FIRST THE good news about Metro. The interim general manager, John Sarles, has proposed scrapping most of the service reductions that his predecessor, John B. Catoe Jr., was relying on to help close a gap in next year's budget for the transit agency. In doing so, Mr. Sarles heeded the testimony of dozens of passengers and others who insisted they'd rather suffer higher fees and fares than face longer waits, shorter trains, shorter operating hours and fewer bus routes.

The bad news is that even as Metro scrambles to maintain service, storm clouds continue to gather over its long-term financial and operational health. For one thing, the $1.46 billion budget that Mr. Sarles has proposed for the fiscal year starting in July would meet current maintenance needs partly by raiding $30 million from the pot of money that's supposed to pay for upgraded trains, buses, equipment and facilities. Granted, that's just 5 percent of annual capital spending. But for a transit agency whose infrastructure is as aging and accident-prone as Metro's, it's a foolish move and creates a budgetary hole that will be difficult to fill in the future.

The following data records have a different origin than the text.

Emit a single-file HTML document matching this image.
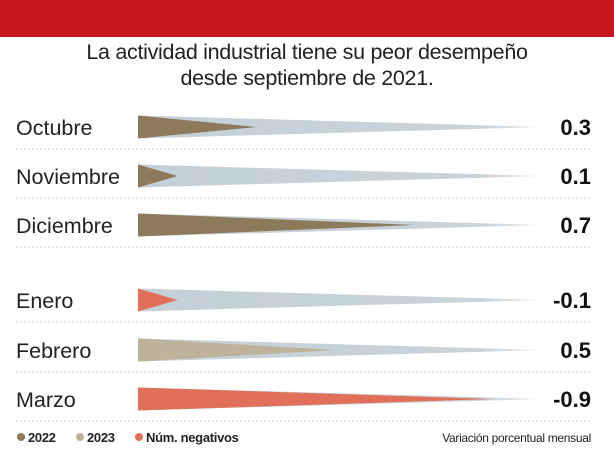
<!DOCTYPE html>
<html><head><meta charset="utf-8"><style>
body{margin:0;width:614px;height:467px;background:#fff;font-family:"Liberation Sans",sans-serif;overflow:hidden;position:relative}
#topbar{position:absolute;left:0;top:0;width:614px;height:37px;background:#c5161d}
#title{position:absolute;left:0;top:39px;width:614px;text-align:center;font-size:21.5px;line-height:26px;color:#222;letter-spacing:-0.3px}
svg{position:absolute;left:0;top:0}
</style></head><body>
<div id="topbar"></div>
<div id="title">La actividad industrial tiene su peor desempeño<br>desde septiembre de 2021.</div>
<svg id="chart" width="614" height="467">
<defs><linearGradient id="gg" x1="0" x2="1"><stop offset="0" stop-color="#c4d0d8"/><stop offset="0.85" stop-color="#c8d3da"/><stop offset="1" stop-color="#e6ecef"/></linearGradient></defs>
</svg>
<script>
const months=["Octubre","Noviembre","Diciembre","Enero","Febrero","Marzo"];
const values=[0.3,0.1,0.7,-0.1,0.5,-0.9];
const years=[2022,2022,2022,2023,2023,2023];
const labels=["0.3","0.1","0.7","-0.1","0.5","-0.9"];
const rowY=[127,176,225,300,350,399];
const x0=138,scale=395,fullLen=404,half=11.5;
const xs=v=>x0+Math.abs(v)*scale;
const ns="http://www.w3.org/2000/svg";
const svg=document.getElementById('chart');
function mk(t,a){const e=document.createElementNS(ns,t);for(const k in a)e.setAttribute(k,a[k]);svg.appendChild(e);return e;}
months.forEach((m,i)=>{
  const y=rowY[i];
  const g=mk('polygon',{points:`${x0},${y-half} ${x0+fullLen},${y} ${x0},${y+half}`,fill:'url(#gg)'});
  
  
  const col=values[i]<0?'#e0705a':(years[i]===2022?'#8c7a5a':'#bfb29b');
  const b=mk('polygon',{points:`${x0},${y-half} ${xs(values[i])},${y} ${x0},${y+half}`,fill:col});
  
  
  const t=mk('text',{x:16,y:y+8,'font-size':21.5,fill:'#222'});t.textContent=m;
  
  
  const v=mk('text',{x:591,y:y+8,'font-size':22,'font-weight':'bold','text-anchor':'end',fill:'#111'});v.textContent=labels[i];
  
  
  const l=mk('line',{x1:16,x2:591,y1:y+22,y2:y+22,stroke:'#ccc','stroke-width':1,'stroke-dasharray':'2 2'});
  
  
});
const leg=[["2022","#8c7a5a",17],["2023","#bfb29b",76],["Núm. negativos","#e0705a",135]];
leg.forEach(([t,c,x])=>{
  const d=mk('circle',{cx:x+4,cy:437,r:4,fill:c});
  
  
  const e=mk('text',{x:x+11,y:442,'font-size':13,'font-weight':'bold',fill:'#222','letter-spacing':'-0.3'});e.textContent=t;
  
  
});
const n=mk('text',{x:591,y:442,'font-size':12,'text-anchor':'end',fill:'#222','letter-spacing':'-0.3'});n.textContent="Variación porcentual mensual";


</script>
</body></html>
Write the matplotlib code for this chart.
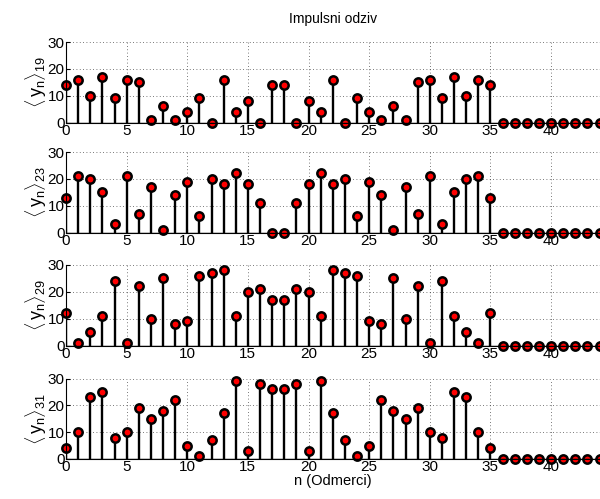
import matplotlib
matplotlib.use("Agg")
import matplotlib.pyplot as plt
import numpy as np

plt.rcParams["font.family"] = ["Liberation Sans", "DejaVu Sans"]
plt.rcParams["mathtext.fontset"] = "custom"
plt.rcParams["mathtext.rm"] = "Liberation Sans"
plt.rcParams["mathtext.it"] = "Liberation Sans"

# ── podaci (impulsni odzivi, n = 0..44) ───────────────────────────────────────
n = np.arange(45)
zeros_tail = [0] * 9

y19 = [14, 16, 10, 17, 9, 16, 15, 1, 6, 1, 4, 9, 0, 16, 4, 8, 0, 14,
       14, 0, 8, 4, 16, 0, 9, 4, 1, 6, 1, 15, 16, 9, 17, 10, 16, 14] + zeros_tail
y23 = [13, 21, 20, 15, 3, 21, 7, 17, 1, 14, 19, 6, 20, 18, 22, 18, 11, 0,
       0, 11, 18, 22, 18, 20, 6, 19, 14, 1, 17, 7, 21, 3, 15, 20, 21, 13] + zeros_tail
y29 = [12, 1, 5, 11, 24, 1, 22, 10, 25, 8, 9, 26, 27, 28, 11, 20, 21, 17,
       17, 21, 20, 11, 28, 27, 26, 9, 8, 25, 10, 22, 1, 24, 11, 5, 1, 12] + zeros_tail
y31 = [4, 10, 23, 25, 8, 10, 19, 15, 18, 22, 5, 1, 7, 17, 29, 3, 28, 26,
       26, 28, 3, 29, 17, 7, 1, 5, 22, 18, 15, 19, 10, 8, 25, 23, 10, 4] + zeros_tail

series = [(y19, "19"), (y23, "23"), (y29, "29"), (y31, "31")]
xticks = [0, 5, 10, 15, 20, 25, 30, 35, 40]
yticks = [0, 10, 20, 30]

fig = plt.figure(figsize=(6.0, 4.99), dpi=100)

W, H = 600, 499
left_px, right_px = 66, 599.5
tops_px = [42, 152, 265, 378.5]
height_px = 80.5

for i, (vals, idx) in enumerate(series):
    top = tops_px[i]
    ax = fig.add_axes([left_px / W, 1 - (top + height_px) / H,
                       (right_px - left_px) / W, height_px / H])
    markerline, stemlines, baseline = ax.stem(n, vals, linefmt="k-", markerfmt="o", basefmt="k-")
    plt.setp(stemlines, linewidth=1.7, color="black")
    plt.setp(markerline, markersize=6, markerfacecolor="red",
             markeredgecolor="black", markeredgewidth=1.8, clip_on=False)
    plt.setp(baseline, linewidth=1.0, color="black")

    ax.set_xlim(0, 44)
    ax.set_ylim(0, 30)
    ax.set_xticks(xticks)
    ax.set_yticks(yticks)
    ax.tick_params(direction="in", labelsize=11, length=3, pad=1)
    ax.grid(True, linestyle=(0, (1, 3)), color="black", linewidth=0.6, alpha=0.7)
    ax.set_axisbelow(True)
    ax.spines["top"].set_visible(False)
    ax.spines["right"].set_visible(False)
    ax.set_ylabel(r"$\langle\,\mathrm{y}_n\rangle_{" + idx + "}$", fontsize=13, labelpad=-1)
    if i == 0:
        ax.set_title("Impulsni odziv", fontsize=10, pad=14)
    if i == 3:
        ax.set_xlabel("n (Odmerci)", fontsize=10.5, labelpad=0)

fig.savefig("out.png", dpi=100)
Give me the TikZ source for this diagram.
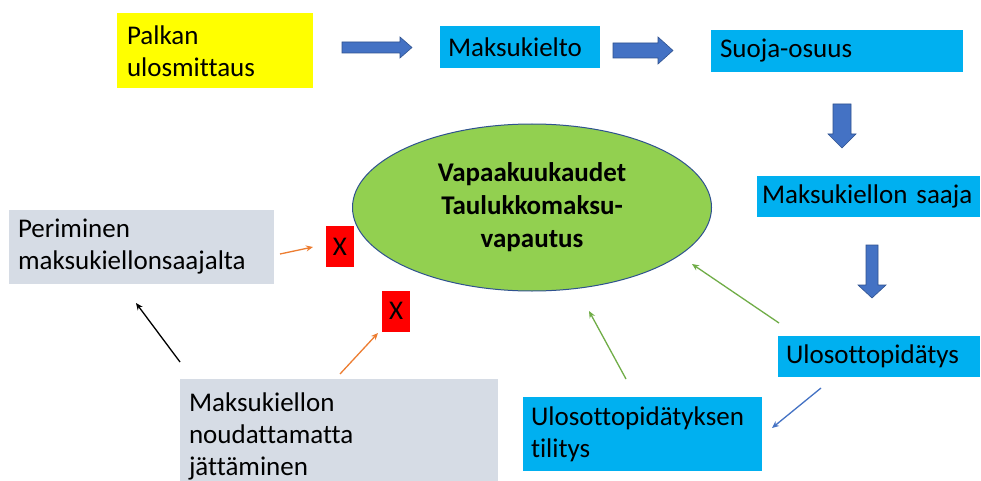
\documentclass[tikz,border=0pt]{standalone}
\usepackage{fontspec}
\setmainfont{Carlito}[Ligatures=NoCommon]
\usetikzlibrary{arrows.meta,shapes.geometric}
\definecolor{cyanbox}{HTML}{00B0F0}
\definecolor{yelbox}{HTML}{FFFF00}
\definecolor{greybox}{HTML}{D6DCE5}
\definecolor{ellfill}{HTML}{92D050}
\definecolor{ellline}{HTML}{2F528F}
\definecolor{blockblue}{HTML}{4472C4}
\definecolor{orangeln}{HTML}{ED7D31}
\definecolor{greenln}{HTML}{70AD47}
\definecolor{redbox}{HTML}{FF0000}
\tikzset{
  box/.style={rectangle, inner ysep=0pt, inner xsep=9pt, align=left,
    font=\fontsize{27}{32}\selectfont},
  xbox/.style={rectangle, fill=redbox, inner sep=0pt, minimum width=28, minimum height=41,
    font=\fontsize{27}{32}\selectfont},
  blockarrow/.style={fill=blockblue, draw=ellline, line width=0.6pt},
  thin/.style={line width=1.3pt, -{Stealth[length=7pt,width=6pt]}},
}
\begin{document}
\begin{tikzpicture}[x=1pt,y=-1pt]
\useasboundingbox (0,0) rectangle (981,481);
\clip (0,0) rectangle (981,481);
\fill[white] (0,0) rectangle (981,481);

% boxes
\node[box, fill=yelbox, minimum height=75, text width=176, inner xsep=10pt] (palkan) at (215,51) {Palkan\\ulosmittaus};
\node[box, fill=cyanbox, minimum height=42, text width=144, inner xsep=8pt] (kielto) at (520,47) {Maksukielto};
\node[box, fill=cyanbox, minimum height=42, text width=234] (suoja) at (837,51) {Suoja-osuus};
\node[box, fill=cyanbox, minimum height=41, text width=213, inner xsep=5pt] (saaja) at (868.5,196.5) {Maksukiellon~saaja};
\node[box, fill=cyanbox, minimum height=41, text width=186, inner xsep=8pt] (pidatys) at (879,356.5) {Ulosottopidätys};
\node[box, fill=cyanbox, minimum height=74, text width=223, inner xsep=8pt] (tilitys) at (642.5,434) {Ulosottopidätyksen\\tilitys};
\node[box, fill=greybox, minimum height=74, text width=247] (periminen) at (141.5,247) {Periminen\\maksukiellonsaajalta};
\node[box, fill=greybox, minimum height=114, text width=300] (noud) at (339,436) {Maksukiellon\\noudattamatta\\jättäminen};
\node[xbox] (x1) at (340,246.5) {X};
\node[xbox] (x2) at (396,311) {X};

% ellipse
\node[ellipse, fill=ellfill, draw=ellline, line width=1pt, minimum width=359, minimum height=167,
  inner sep=0pt, align=center, font=\fontsize{27}{33}\selectfont\bfseries] (ell) at (532,207.5)
  {Vapaakuukaudet\\Taulukkomaksu-\\vapautus};

% block arrows
\draw[blockarrow] (342,42) -- (400,42) -- (400,37) -- (412,47.5) -- (400,58) -- (400,53) -- (342,53) -- cycle;
\draw[blockarrow] (613,43) -- (658,43) -- (658,37) -- (673,50.5) -- (658,64) -- (658,58) -- (613,58) -- cycle;
\draw[blockarrow] (833,104) -- (851,104) -- (851,134) -- (856,134) -- (842,148) -- (828,134) -- (833,134) -- cycle;
\draw[blockarrow] (866,245) -- (878,245) -- (878,285) -- (886,285) -- (872,298) -- (858,285) -- (866,285) -- cycle;

% thin connectors
\coordinate (g1s) at (779,323);
\coordinate (g1e) at (692,264);
\coordinate (g2s) at (626,379);
\coordinate (g2e) at (589,311);
\coordinate (b1s) at (821,388);
\coordinate (b1e) at (772,428);
\coordinate (o1s) at (280,254);
\coordinate (o1e) at (313,247);
\coordinate (o2s) at (340,374);
\coordinate (o2e) at (378,333);
\coordinate (k1s) at (180,362);
\coordinate (k1e) at (136,303);
\draw[thin, greenln] (g1s) -- (g1e);
\draw[thin, greenln] (g2s) -- (g2e);
\draw[thin, blockblue] (b1s) -- (b1e);
\draw[thin, orangeln] (o1s) -- (o1e);
\draw[thin, orangeln] (o2s) -- (o2e);
\draw[thin, black] (k1s) -- (k1e);
\end{tikzpicture}
\end{document}
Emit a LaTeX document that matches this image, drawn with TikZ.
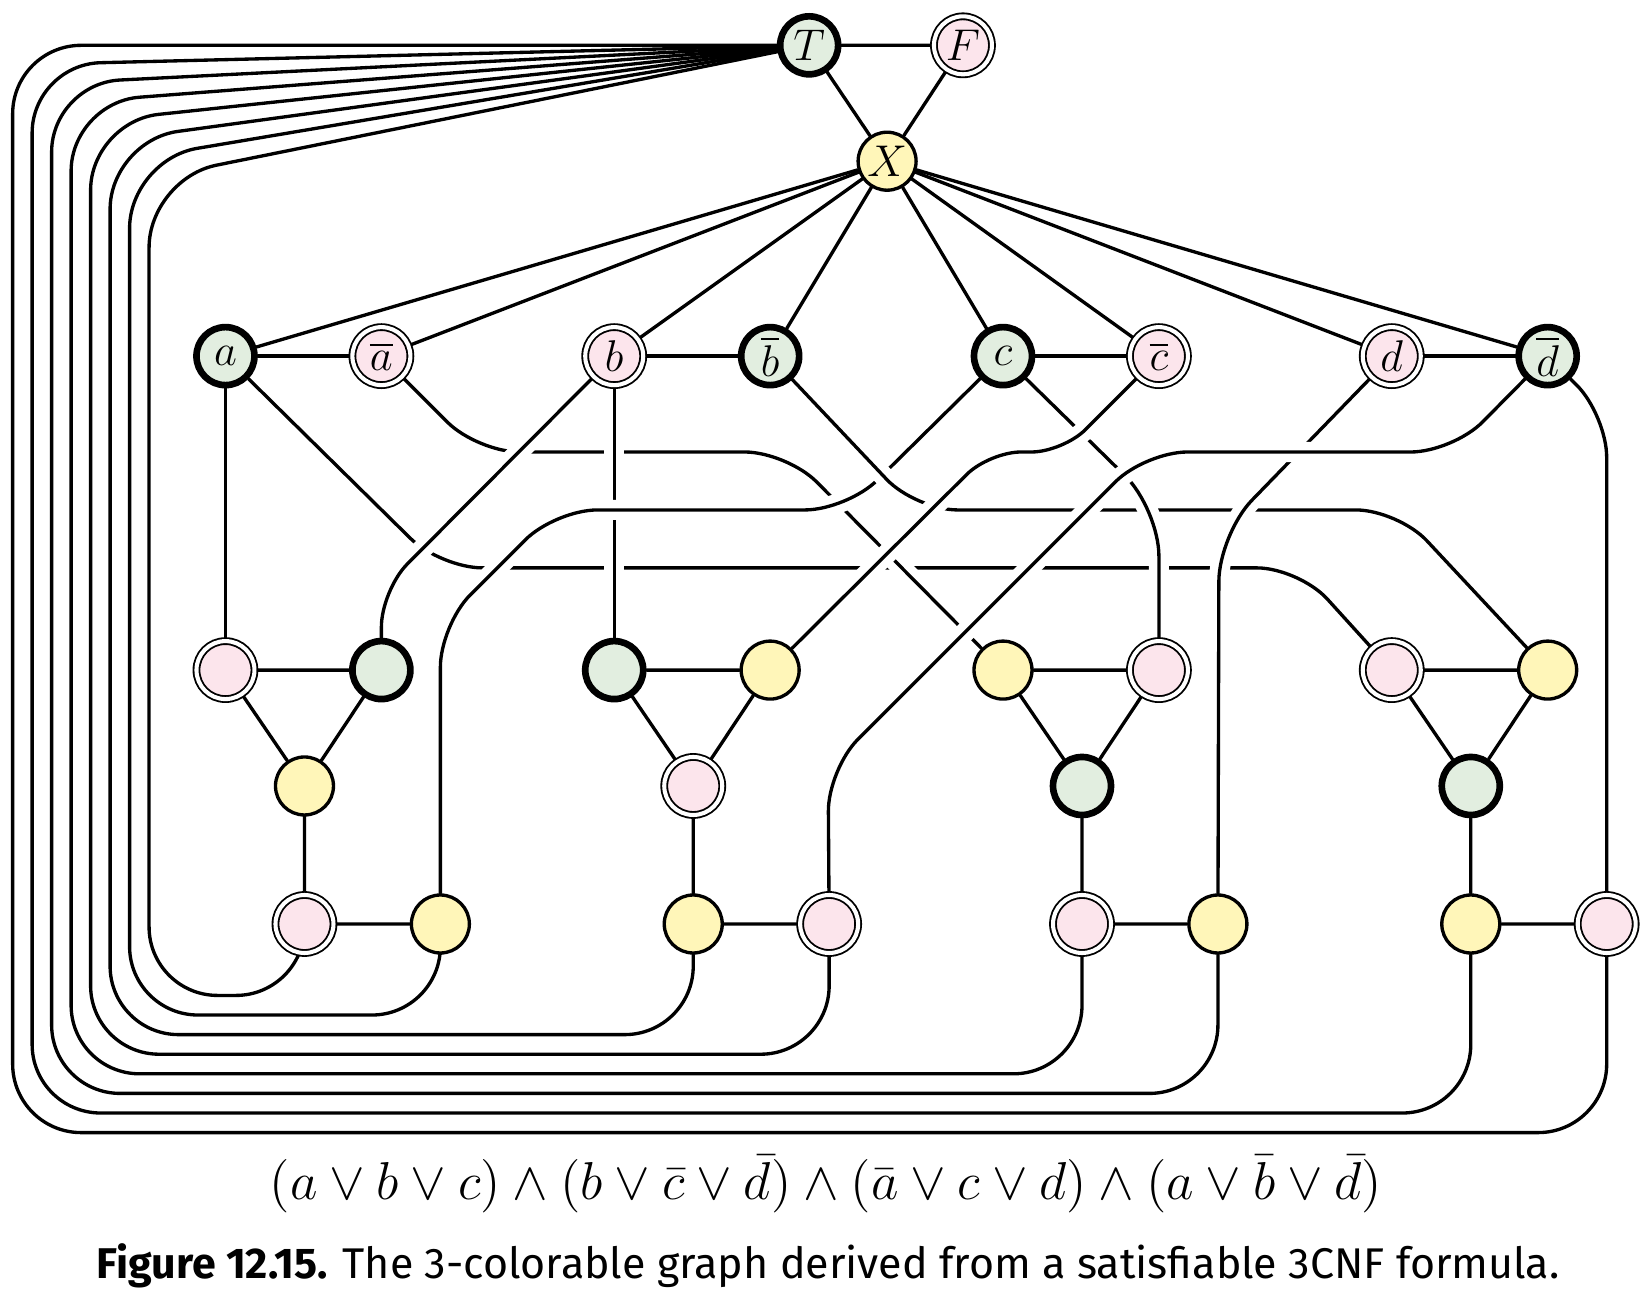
\documentclass[tikz,border=0pt]{standalone}
\usepackage{amsmath,amssymb}
\usepackage{fontspec}
\setsansfont{Fira Sans}
\usepackage{tikz}
\usetikzlibrary{positioning,backgrounds}
\definecolor{tgreen}{HTML}{E2EEE0}
\definecolor{fpink}{HTML}{FCE5EC}
\definecolor{xyellow}{HTML}{FFF6B9}

\begin{document}
\begin{tikzpicture}[x=0.01cm,y=-0.01cm,
	vtx/.style={circle,draw,inner sep=0pt,minimum size=5.5mm,line width=0.9pt,font=\fontsize{13}{15}\selectfont},
	tnode/.style={vtx,fill=tgreen,line width=1.8pt},
	fnode/.style={vtx,fill=fpink,double=white,double distance=1.1pt,line width=0.5pt},
	xnode/.style={vtx,fill=xyellow},
	wire/.style={line width=0.9pt,line cap=round},
	over/.style={wire,rounded corners=4mm,preaction={draw,white,line width=5.4pt,line cap=butt}}]
		\useasboundingbox (0,0) rectangle (1568,1223);
		\node[tnode] (T) at (768,43) {$T$};
		\node[fnode] (F) at (914,43) {$F$};
		\node[xnode] (X) at (842,153) {$X$};
		\foreach \n/\x/\s/\l in {a/214/tnode/a,na/362/fnode/\overline{a},b/583/fnode/b,nb/731/tnode/\overline{b},c/952/tnode/c,nc/1100/fnode/\overline{c},d/1321/fnode/d,nd/1469/tnode/\overline{d}}{\node[\s] (\n) at (\x,338) {$\l$};}
		\foreach \g/\x/\sa/\sb/\sc/\sd/\se in {1/214/fnode/tnode/xnode/fnode/xnode,2/583/tnode/xnode/fnode/xnode/fnode,3/952/xnode/fnode/tnode/fnode/xnode,4/1321/fnode/xnode/tnode/xnode/fnode}{
			\node[\sa] (g\g tl) at (\x,636) {};
			\node[\sb] (g\g tr) at (\x+148,636) {};
			\node[\sc] (g\g m) at (\x+75,746) {};
			\node[\sd] (g\g bl) at (\x+75,877) {};
			\node[\se] (g\g br) at (\x+204,877) {};}
		\begin{scope}[on background layer]
			\draw[over] (a) -- (418,539) -- (1233,539) -- (g4tl);
			\draw[over] (na) -- (453,429) -- (747,429) -- (g3tl);
			\draw[over] (b) -- (g2tl);
			\draw[over] (c) -- (804,484) -- (527,484) -- (418,593) -- (g1br);
			\draw[over] (nb) -- (869,484) -- (1327,484) -- (g4tr);
			\draw[over,rounded corners=4.5mm] (c) -- (1100,483) -- (g3tr);
			\draw[over,rounded corners=4.5mm] (d) -- (1157,507) -- (g3br);
			\draw[over,rounded corners=3.5mm] (b) -- (362,560) -- (g1tr);
			\draw[over,rounded corners=3mm] (nc) -- (1009,429) -- (939,429) -- (g2tr);
			\draw[over] (nd) -- (1379,429) -- (1087,429) -- (786,730) -- (g2br);
			\draw[wire] (a) -- (g1tl);
			\draw[wire,rounded corners=4mm] (nd) -- (1525,394) -- (g4br);
			\foreach \n in {a,na,b,nb,c,nc,d,nd}{\draw[wire] (X) -- (\n);}
			\draw[wire] (T) -- (F) -- (X) -- (T);
			\draw[wire] (a) -- (na) (b) -- (nb) (c) -- (nc) (d) -- (nd);
			\foreach \g in {1,...,4}{\draw[wire] (g\g tl) -- (g\g tr) -- (g\g m) -- (g\g tl) (g\g m) -- (g\g bl) -- (g\g br);}
			\foreach \i/\t/\tx/\r in {0/g4br/1525/6.5,1/g4bl/1396/6.5,2/g3br/1156/6.5,3/g3bl/1027/6.5,4/g2br/787/6.5,5/g2bl/658/6,6/g1br/418/5,7/g1bl/289/3.5}{
				\draw[wire,rounded corners=6.5mm] (T) -- (12+18.5*\i,43+18.1*\i) -- (12+18.5*\i,1075-18.6*\i) -- (\tx,1075-18.6*\i) [rounded corners=\r mm] -- (\t);}
		\end{scope}
		\node (formula) at (784,1124) {\fontsize{15.6}{18}\selectfont$(a\lor b\lor c)\land(b\lor\bar c\lor\bar d)\land(\bar a\lor c\lor d)\land(a\lor\bar b\lor\bar d)$};
		\node (caption) at (786,1201) {\sffamily\fontsize{11.6}{14}\selectfont\textbf{Figure 12.15.} The 3-colorable graph derived from a satisfiable 3CNF formula.};
	\end{tikzpicture}
\end{document}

Mr. Sarles was apparently led to this budgetary gimmickry mainly by foot-dragging by one of Metro's funding partners, the state of Maryland. Virginia and the District have indicated that they're prepared to find additional funds so that Metro needn't raid its capital budget. But Annapolis insists it's already ponying up $14 million more next year (bringing its subsidy for Metro to $230 million) and that it will go no higher. The trouble is, much of that $14 million is for services rendered -- namely, more residents of Montgomery and Prince George's counties using MetroAccess, the agency's service for passengers with disabilities. It's troubling that Maryland won't dig slightly deeper to safeguard Metro's future. The overall trend is that Metro is relying more heavily on passenger fares as its three jurisdictional partners become increasingly tight-fisted.

It's equally disturbing that Maryland appears to be edging away from its promise to meet Metro's long-term infrastructure needs, which are estimated at $11 billion over the next decade. Already, even with a commitment from the feds to contribute $1.5 billion of that sum, Metro looked hard-pressed to raise even $8 billion of the $11 billion. Earlier this month, Maryland said it would defer for two years a $28 million payment that had been due in 2010.

Officials in Gov. Martin O'Malley's administration say Metro is not spending money on infrastructure fast enough to require that Annapolis cut checks right now. But Metro officials, mindful of tighter local and federal funding for transit, have already taken an ax to long-term infrastructure spending, including replacements for antiquated trains and buses. In its latest projections, Metro slashed its capital budget for the next six years by almost 10 percent, to about $4.6 billion, making it increasingly unlikely that it will reach the 10-year, $11 billion target for modernizing the system. Metro, sorry to say, is on a slippery slope, and Maryland is pushing it downhill.